Pikiranku melayang menuju awal kedatangan ke Turki. Berselang kira-kira 2 sampai 3 bulan setelah menetap di Turki ini, membuatku yang sudah terdaftar kedalam kelas Persiapan Bahasa (Bahasa Turki) atau yang biasa disebut TOMER ini sedikit banyak mengerti Bahasa Turki. Suatu hari selepas TOMER, aku beserta kedua temanku melesat menuju pusat kota Ankara dan berencana untuk mengisi perut yang sudah berdendang riuh rendah ini dengan makanan lezat khas Arab yang menjadi favorit kami semenjak kami di Turki. Dari pesanan seluruh pessanan kami, ada keganjilan yang aku sadari. Kami diberi minuman dingin tanpa sedotan. Alih-alih aku beranjak dari kursiku untuk menemui pelayan maupun chefnya. Namun sesampainya aku dihadapan mereka, aku terdiam membisu. Bingung, apa yang harus kukatakan, aku sama sekali tidak mengetahui apa Bahasa Turki nya sedotan. Bagai bidak catur yang sudah terlanjur skak mat, aku mengangkat kedua lengan tanganku, menaikkannya sejajar dengan wajahku. Tanpa pikir panjang, tanganku melambai-lambai bagai memegang gelas, dan memonyongkan bibir sambil menghirup-hirup dengan harapan mereka mengerti bahwa yang aku maksudkan adalah sedotan. Iya, inilah satu-satunya jalan terakhir yang bisa dikatakan paling ampuh, body language. Tak dapat lagi kubayangkan bagaimana malunya diriku. Aku sudah mengatakan, “Yang buat minum itu apa?”, tetap saja pelayan dan chef di restoran kecil itu tidak memahami maksudku, dengan penuh rasa penasaran berkata,
“Ayo sebutkan, kamu mau apa?”, ujarnya sedikit tidak bersabar.

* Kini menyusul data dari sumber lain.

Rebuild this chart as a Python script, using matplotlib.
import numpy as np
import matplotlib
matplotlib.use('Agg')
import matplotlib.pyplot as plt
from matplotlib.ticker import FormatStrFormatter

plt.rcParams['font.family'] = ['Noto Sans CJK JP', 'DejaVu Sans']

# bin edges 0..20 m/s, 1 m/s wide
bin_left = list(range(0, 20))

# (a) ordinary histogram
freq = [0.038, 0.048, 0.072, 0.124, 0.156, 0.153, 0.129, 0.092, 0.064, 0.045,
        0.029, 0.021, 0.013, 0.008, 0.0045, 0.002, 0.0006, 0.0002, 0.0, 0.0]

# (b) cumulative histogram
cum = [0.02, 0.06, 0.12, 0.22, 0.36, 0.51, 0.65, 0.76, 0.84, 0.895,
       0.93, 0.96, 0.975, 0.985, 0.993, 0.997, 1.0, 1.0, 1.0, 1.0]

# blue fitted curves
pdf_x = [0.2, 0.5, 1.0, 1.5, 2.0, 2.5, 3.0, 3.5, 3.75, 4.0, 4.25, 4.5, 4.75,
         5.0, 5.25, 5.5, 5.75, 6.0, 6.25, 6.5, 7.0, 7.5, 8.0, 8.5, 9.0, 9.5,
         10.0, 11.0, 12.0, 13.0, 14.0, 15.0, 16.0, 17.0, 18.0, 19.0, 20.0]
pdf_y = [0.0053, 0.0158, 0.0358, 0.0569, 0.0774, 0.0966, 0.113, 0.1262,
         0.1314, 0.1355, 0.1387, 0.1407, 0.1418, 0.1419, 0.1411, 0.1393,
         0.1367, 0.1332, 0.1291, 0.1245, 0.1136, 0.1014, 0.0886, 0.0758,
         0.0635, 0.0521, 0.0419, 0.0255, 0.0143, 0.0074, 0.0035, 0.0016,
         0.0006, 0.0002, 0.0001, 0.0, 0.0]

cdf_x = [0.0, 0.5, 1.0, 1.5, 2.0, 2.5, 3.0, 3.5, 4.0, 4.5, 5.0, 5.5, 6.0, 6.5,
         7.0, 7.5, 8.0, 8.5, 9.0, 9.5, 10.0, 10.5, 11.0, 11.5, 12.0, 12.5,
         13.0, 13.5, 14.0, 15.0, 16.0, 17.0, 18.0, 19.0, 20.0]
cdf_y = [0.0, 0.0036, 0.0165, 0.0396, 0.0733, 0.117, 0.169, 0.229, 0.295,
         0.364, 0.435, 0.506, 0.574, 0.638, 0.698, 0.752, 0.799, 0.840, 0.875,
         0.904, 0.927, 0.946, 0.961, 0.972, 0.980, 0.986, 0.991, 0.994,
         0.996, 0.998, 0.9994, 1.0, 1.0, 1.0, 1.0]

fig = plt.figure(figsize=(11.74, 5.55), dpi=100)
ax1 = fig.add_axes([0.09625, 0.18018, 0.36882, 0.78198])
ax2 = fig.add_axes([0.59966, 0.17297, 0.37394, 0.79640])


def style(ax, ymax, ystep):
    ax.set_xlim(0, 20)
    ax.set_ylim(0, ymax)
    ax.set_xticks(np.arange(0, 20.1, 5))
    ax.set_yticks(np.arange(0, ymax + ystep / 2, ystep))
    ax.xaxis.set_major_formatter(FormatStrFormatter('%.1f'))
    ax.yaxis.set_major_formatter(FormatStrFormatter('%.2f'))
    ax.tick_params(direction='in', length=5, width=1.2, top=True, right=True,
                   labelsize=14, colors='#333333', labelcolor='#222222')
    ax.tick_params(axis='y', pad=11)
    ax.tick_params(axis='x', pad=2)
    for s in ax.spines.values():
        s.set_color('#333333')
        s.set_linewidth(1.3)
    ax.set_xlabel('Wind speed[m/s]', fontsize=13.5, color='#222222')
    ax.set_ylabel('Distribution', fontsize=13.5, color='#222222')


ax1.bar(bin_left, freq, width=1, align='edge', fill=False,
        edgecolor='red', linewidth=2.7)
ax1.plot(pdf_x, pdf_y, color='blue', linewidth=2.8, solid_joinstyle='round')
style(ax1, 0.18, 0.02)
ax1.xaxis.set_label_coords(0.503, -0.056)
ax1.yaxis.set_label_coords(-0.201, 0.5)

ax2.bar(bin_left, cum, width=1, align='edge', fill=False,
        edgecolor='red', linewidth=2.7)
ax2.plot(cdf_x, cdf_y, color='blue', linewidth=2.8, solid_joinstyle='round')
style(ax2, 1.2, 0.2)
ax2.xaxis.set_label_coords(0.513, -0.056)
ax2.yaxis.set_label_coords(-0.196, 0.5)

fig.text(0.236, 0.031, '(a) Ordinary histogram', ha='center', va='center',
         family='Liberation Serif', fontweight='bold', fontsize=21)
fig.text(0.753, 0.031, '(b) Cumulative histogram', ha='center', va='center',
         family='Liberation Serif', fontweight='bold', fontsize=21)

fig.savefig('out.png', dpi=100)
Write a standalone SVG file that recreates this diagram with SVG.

Handphone? Sayangnya, aku meletakkan handphoneku bersama kedua temanku itu. Mana sempat aku ambil handphone hanya untuk mengecek apa Bahasa Turki dari sedotan. Beberapa detik keheningan menyelimuti restoran kecil atau yang biasa disebut lokanta itu. Entah darimana muncul, bapak chef tersebut mendapatkan ilham atas apa yang aku inginkan. Tepat sekali, ia menunjuk kea rah sedotan yang rapi tersembunyi disimpan dibawah meja-meja. Jelas saja aku tak melihat sedikitpun potongan keberadaan sedotan tersebut. Dengan penuh keramahan ia meminta ku untuk mendekat,
“Bunun adi pipet. Tamam? Pi….pet. Unutma.1”, ujarnya sembari menegaskan berkali-kali.
Tepat setelah hari itu, aku tak pernah lupa apa bahasa Turki nya sedotan…. J

Note:
1 Namanya adalah sedotan. Mengerti? Se…do…tan. Jangan lupa

Terima Kasih. Semoga tulisan ini bermanfaat bagi pembacanya.
Kritik dan saran bisa dilampirkan J
Mohon maaf jika banyak kesalahan dalam penulisan, karena tujuan saya hanya ingin sharing pengalaman.